The thing that makes a decison/system/whatver "pork barrel"
is when it's built mainly because the politicians want it to be so
they keep those jobs and get those votes.

All aviation is politics.

Because you say so?

Aviation is too much money to be anything but politics.



If that were the case the military would never issue requirements
(because it wouldn't matter) and there would be no competitions
(because they wouldn't matter).


That would seem to be the nature of Lockheed unflyable entry in the
competition to build a prototype ATF, none of it mattered.

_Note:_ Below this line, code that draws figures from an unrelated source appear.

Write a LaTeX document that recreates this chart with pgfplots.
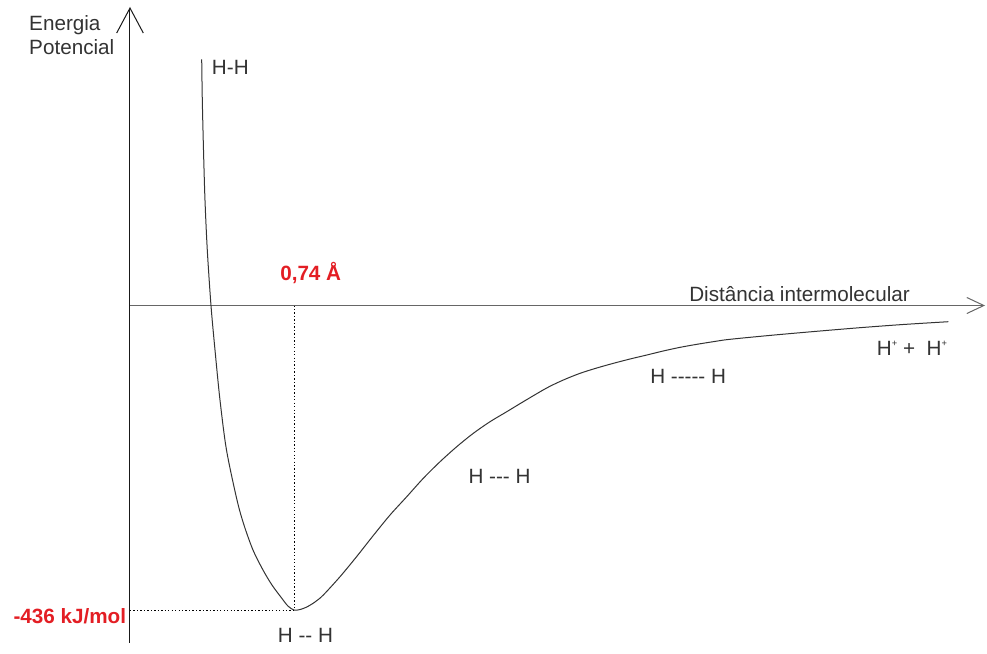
\documentclass[border=0pt]{standalone}
\usepackage{fontspec}
\setmainfont{Liberation Sans}
\usepackage{xcolor}
\usepackage{tikz}
\usetikzlibrary{arrows.meta}
\usepackage{pgfplots}
\pgfplotsset{compat=1.18}
\definecolor{labelred}{HTML}{E31E24}
\definecolor{ink}{HTML}{333333}

% r in angstrom, E in kJ/mol
\pgfplotstableread{
r      E
0.3236  352.5
0.3263  294.2
0.3317  222.7
0.3384  151.1
0.3488   79.5
0.3655    0.0
0.3836  -63.7
0.4061 -135.3
0.4355 -206.9
0.4829 -278.5
0.5144 -314.3
0.5551 -350.1
0.6002 -378.7
0.6408 -400.2
0.6859 -419.5
0.7130 -430.3
0.7400 -436.0
0.7671 -435.3
0.7974 -431.7
0.8348 -424.5
0.8723 -414.5
0.9477 -388.3
1.0230 -359.4
1.0979 -329.3
1.1733 -300.0
1.2487 -273.8
1.3236 -247.4
1.3989 -223.7
1.4743 -202.2
1.5492 -183.0
1.6245 -166.4
1.6999 -152.1
1.7748 -137.7
1.8804 -118.1
1.9553 -106.7
2.0307  -97.1
2.1060  -89.5
2.1810  -82.8
2.2563  -76.6
2.3317  -70.9
2.4066  -65.1
2.4819  -59.9
2.5573  -55.6
2.6322  -51.8
2.7076  -48.4
2.9332  -41.5
3.2491  -32.9
3.4747  -27.5
3.6927  -23.2
}\potential

\begin{document}
\begin{tikzpicture}
\fontsize{15.5}{18}\selectfont
\begin{axis}[
  scale only axis,
  width=641.25pt,
  height=476.9pt,
  xmin=0, xmax=3.8583,
  ymin=-483, ymax=427.4,
  axis lines=middle,
  xtick=\empty, ytick=\empty,
  clip=false,
  x axis line style={draw=black!60, line width=0.75pt,
    -{Straight Barb[length=12.75pt,width=12pt]}},
  y axis line style={draw=black!90, line width=0.75pt,
    -{Straight Barb[length=18.75pt,width=20pt]}},
]
\path (axis cs:-0.5866,437.4) rectangle (axis cs:3.8673,-497.6);

\addplot[draw=black!80, line width=0.75pt, smooth, no markers] table[x=r, y=E] {\potential};

\addplot[draw=black, line width=0.7pt, dash pattern=on 1pt off 1.6pt, no markers]
  coordinates {(0.74,0) (0.74,-436)};
\addplot[draw=black, line width=0.7pt, dash pattern=on 1pt off 1.6pt, no markers]
  coordinates {(0,-436) (0.74,-436)};

\node[anchor=base west, inner sep=0, text=ink] at (axis cs:-0.4558,393.5) {Energia};
\node[anchor=base west, inner sep=0, text=ink] at (axis cs:-0.4558,359.7) {Potencial};
\node[anchor=base west, inner sep=0, text=ink] at (axis cs:0.3687,330.1) {H-H};
\node[anchor=base west, inner sep=0, text=labelred, font=\bfseries] at (axis cs:0.6769,35.1) {0,74 Å};
\node[anchor=base west, inner sep=0, text=ink] at (axis cs:2.5226,5.4) {Distância intermolecular};
\node[anchor=base west, inner sep=0, text=ink] at (axis cs:3.3696,-70.9)
  {H\raisebox{0.75ex}{\fontsize{7}{7}\selectfont +} +\ \ H\raisebox{0.75ex}{\fontsize{7}{7}\selectfont +}};
\node[anchor=base west, inner sep=0, text=ink] at (axis cs:2.3466,-112.3) {H -{}-{}-{}-{}- H};
\node[anchor=base west, inner sep=0, text=ink] at (axis cs:1.5266,-254.6) {H -{}-{}- H};
\node[anchor=base west, inner sep=0, text=ink] at (axis cs:0.6665,-482.5) {H -{}- H};
\node[anchor=base west, inner sep=0, text=labelred, font=\bfseries] at (axis cs:-0.5266,-454.6) {-436 kJ/mol};
\end{axis}
\end{tikzpicture}
\end{document}
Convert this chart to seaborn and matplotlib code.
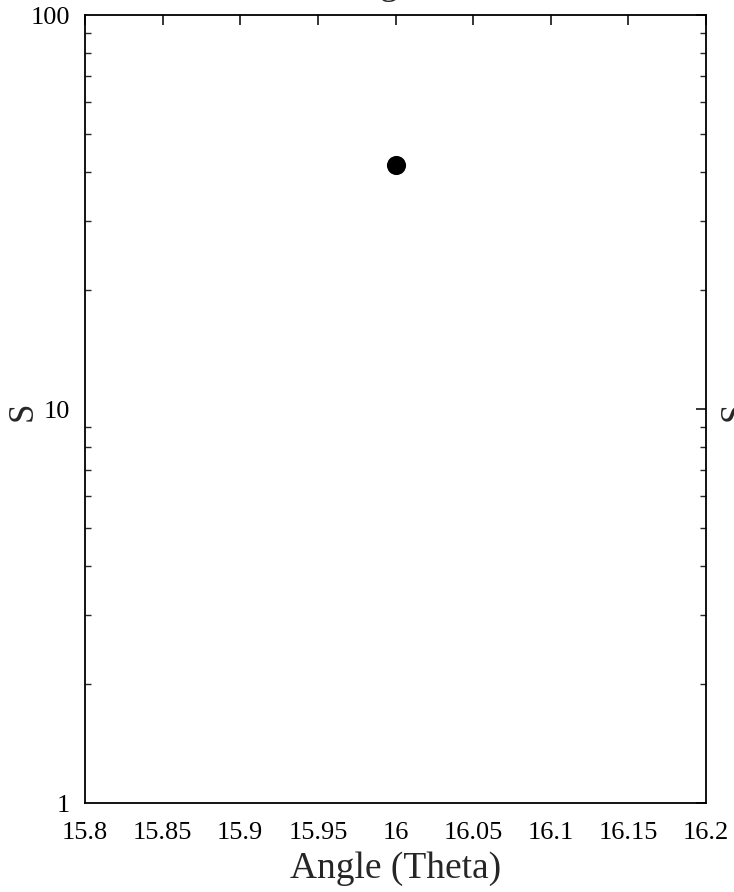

At that point in the competition (two designs chosen of seven paper
designs) unless the USAF did a lot of inhouse simulation/studies/ etc.
about the only thing they have to go on is the data the manufacturers
submit with their proposals. Did the USAF (the people deciding who
would build the prototypes) know the Lockheed entry as presented
wouldn't fly? Who knows? Obviously Lockheed themselves didn't know
it or maybe they thought they could put a lot of spin on their
presentation. Looking at the two proposals they chose (Lockheed and
Northrop) it's obvious that experience in stealth was a very high
priority. Certainly neither company had any recent experience turning
out a lot of high end fighters. With that in mind the two most
logical choices would have been Lockheed and Northrop- exactly who
they chose. An interesting sidenote is that GD was third and they
also have been associated with stealth from way back (the
A-12/Kingfisher competition). Boeing was fourth with damn near no
stealth experience (in the white world anyway) and the historical king
of fighter producers McD was 5th. To go from supplying the USAF with
their premier fighter for the last forty or so years (F-4/F-15) to
placing FIFTH in the competition to build a new fighter suggests that
though the USAF wanted it all, aerodynamic performance took a distant
second place behind stealth. It might even be that the air force
*did* know Lockheed's entry was questionable aerodynamically but
stealth was important enough to accept it.